Lincoln High School Math teacher Chuck Slusher (file photo).

Lincoln High School Math teacher Chuck Slusher (file photo).

Rob Manning/OPB

Portland teachers would’ve been on picket lines Thursday, if not for an agreement reached earlier this week

Teachers expressed relief at Tuesday’s announcement of a tentative agreement between Portland Public Schools and the teachers’ union.  

Chuck Slusher teaches math at Lincoln High School. He says he was not looking forward to the strike that was scheduled for Thursday. Slusher was grateful to hear that picket signs would not be in his future.  

He said, “Overwhelming relief that it was not going to occur. I think the strike would’ve been devastating personally, just in terms of me being able to follow through with my students like I want to be able to, being able to provide the education we want to, primarily just relief at first.”

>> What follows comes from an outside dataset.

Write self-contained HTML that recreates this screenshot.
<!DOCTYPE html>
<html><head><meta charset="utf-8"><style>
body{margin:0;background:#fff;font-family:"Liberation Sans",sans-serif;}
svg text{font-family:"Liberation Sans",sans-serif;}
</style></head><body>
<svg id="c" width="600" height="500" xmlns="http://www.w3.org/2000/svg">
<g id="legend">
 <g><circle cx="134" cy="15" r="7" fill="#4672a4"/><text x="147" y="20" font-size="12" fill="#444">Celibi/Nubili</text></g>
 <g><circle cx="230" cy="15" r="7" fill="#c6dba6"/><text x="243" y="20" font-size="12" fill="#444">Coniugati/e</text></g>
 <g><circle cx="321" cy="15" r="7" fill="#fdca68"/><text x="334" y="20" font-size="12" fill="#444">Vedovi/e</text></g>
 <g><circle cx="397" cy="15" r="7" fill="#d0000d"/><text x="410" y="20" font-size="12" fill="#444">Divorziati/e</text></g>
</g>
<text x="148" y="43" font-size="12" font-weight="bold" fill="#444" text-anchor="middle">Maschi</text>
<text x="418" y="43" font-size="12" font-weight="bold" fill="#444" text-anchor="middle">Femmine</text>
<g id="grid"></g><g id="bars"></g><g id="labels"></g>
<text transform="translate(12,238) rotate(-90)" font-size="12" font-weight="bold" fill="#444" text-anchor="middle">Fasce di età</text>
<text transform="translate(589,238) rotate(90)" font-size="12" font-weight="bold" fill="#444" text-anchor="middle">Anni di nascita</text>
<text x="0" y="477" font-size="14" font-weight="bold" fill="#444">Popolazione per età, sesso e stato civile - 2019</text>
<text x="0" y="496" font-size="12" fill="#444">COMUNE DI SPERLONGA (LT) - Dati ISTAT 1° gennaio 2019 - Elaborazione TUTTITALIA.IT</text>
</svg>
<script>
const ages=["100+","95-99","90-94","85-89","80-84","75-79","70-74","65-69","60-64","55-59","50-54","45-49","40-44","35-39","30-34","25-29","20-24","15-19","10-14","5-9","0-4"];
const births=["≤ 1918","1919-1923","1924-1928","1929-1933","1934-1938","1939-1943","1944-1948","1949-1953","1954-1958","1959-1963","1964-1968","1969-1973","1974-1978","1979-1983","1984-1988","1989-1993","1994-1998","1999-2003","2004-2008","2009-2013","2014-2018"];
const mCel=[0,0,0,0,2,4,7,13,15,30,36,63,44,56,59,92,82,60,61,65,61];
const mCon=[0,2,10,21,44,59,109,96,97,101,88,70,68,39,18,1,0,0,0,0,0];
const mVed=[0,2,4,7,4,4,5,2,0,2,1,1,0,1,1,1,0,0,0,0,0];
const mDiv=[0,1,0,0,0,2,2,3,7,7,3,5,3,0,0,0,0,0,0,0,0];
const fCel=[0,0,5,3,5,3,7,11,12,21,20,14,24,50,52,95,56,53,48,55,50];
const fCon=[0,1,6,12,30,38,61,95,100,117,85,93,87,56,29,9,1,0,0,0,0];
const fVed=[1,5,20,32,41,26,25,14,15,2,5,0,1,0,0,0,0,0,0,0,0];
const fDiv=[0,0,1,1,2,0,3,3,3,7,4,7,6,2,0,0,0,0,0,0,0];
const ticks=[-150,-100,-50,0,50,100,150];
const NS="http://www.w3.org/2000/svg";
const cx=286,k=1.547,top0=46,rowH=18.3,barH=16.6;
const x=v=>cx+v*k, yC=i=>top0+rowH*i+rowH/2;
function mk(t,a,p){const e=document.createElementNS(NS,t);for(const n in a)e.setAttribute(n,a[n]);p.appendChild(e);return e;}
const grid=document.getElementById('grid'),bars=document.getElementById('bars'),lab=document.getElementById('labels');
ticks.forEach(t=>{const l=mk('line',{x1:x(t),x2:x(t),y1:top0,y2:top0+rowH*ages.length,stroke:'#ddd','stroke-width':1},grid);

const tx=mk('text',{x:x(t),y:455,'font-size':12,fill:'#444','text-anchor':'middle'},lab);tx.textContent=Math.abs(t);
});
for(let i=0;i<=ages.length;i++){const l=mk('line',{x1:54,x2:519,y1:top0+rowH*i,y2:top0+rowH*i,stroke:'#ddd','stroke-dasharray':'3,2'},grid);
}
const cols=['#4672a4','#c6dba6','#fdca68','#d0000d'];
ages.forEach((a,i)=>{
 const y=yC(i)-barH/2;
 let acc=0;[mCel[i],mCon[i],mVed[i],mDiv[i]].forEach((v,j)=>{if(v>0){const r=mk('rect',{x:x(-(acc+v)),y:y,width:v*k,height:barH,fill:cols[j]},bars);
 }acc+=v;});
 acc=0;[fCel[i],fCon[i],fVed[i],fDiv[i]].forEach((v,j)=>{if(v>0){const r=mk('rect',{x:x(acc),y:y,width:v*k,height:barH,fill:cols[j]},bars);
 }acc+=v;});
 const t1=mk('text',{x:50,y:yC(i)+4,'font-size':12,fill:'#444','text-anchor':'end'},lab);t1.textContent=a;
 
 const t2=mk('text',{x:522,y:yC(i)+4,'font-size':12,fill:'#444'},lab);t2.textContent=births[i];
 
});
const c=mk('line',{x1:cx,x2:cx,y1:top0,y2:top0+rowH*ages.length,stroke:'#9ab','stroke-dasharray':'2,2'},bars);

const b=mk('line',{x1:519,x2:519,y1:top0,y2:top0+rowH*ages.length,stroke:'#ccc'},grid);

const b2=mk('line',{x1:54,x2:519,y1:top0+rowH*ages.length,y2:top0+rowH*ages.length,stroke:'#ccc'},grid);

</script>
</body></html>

But Slusher says he and other teachers also felt frustrated — that the process got so close to what would’ve been the first-ever strike in Oregon’s largest district.

Lincoln High School history teacher Fred Fox

Lincoln High School history teacher Fred Fox

Rob Manning/OPB

Another Lincoln High teacher, Fred Fox, learned of it from his students.

He said he didn’t believe them at first, “I didn’t believe them. I was like ‘are you serious?’ So somebody had to pull it up and show me on their phone.”

Fox had prepared two sets of lesson plans — one if there was no strike, and one telling students what to work on, if there was one. Fox says he’s relieved, but also disappointed in how talks went.

Fox said, “I hope that this sort of marks a low point in the relationship, and moving forward, we can work more closely together, as opposed to always blaming one another when things aren’t working.”

Like most teachers, Fox hasn’t seen the agreement. Union leaders aim to help teachers understand the complicated deal, before they vote on it. The Portland school board has to approve it, too.

Union members still need to ratify the contract. Union leaders say the tentative agreement is a complicated document. They say they’re planning a thorough process, so that teachers can understand the deal, before they vote on it.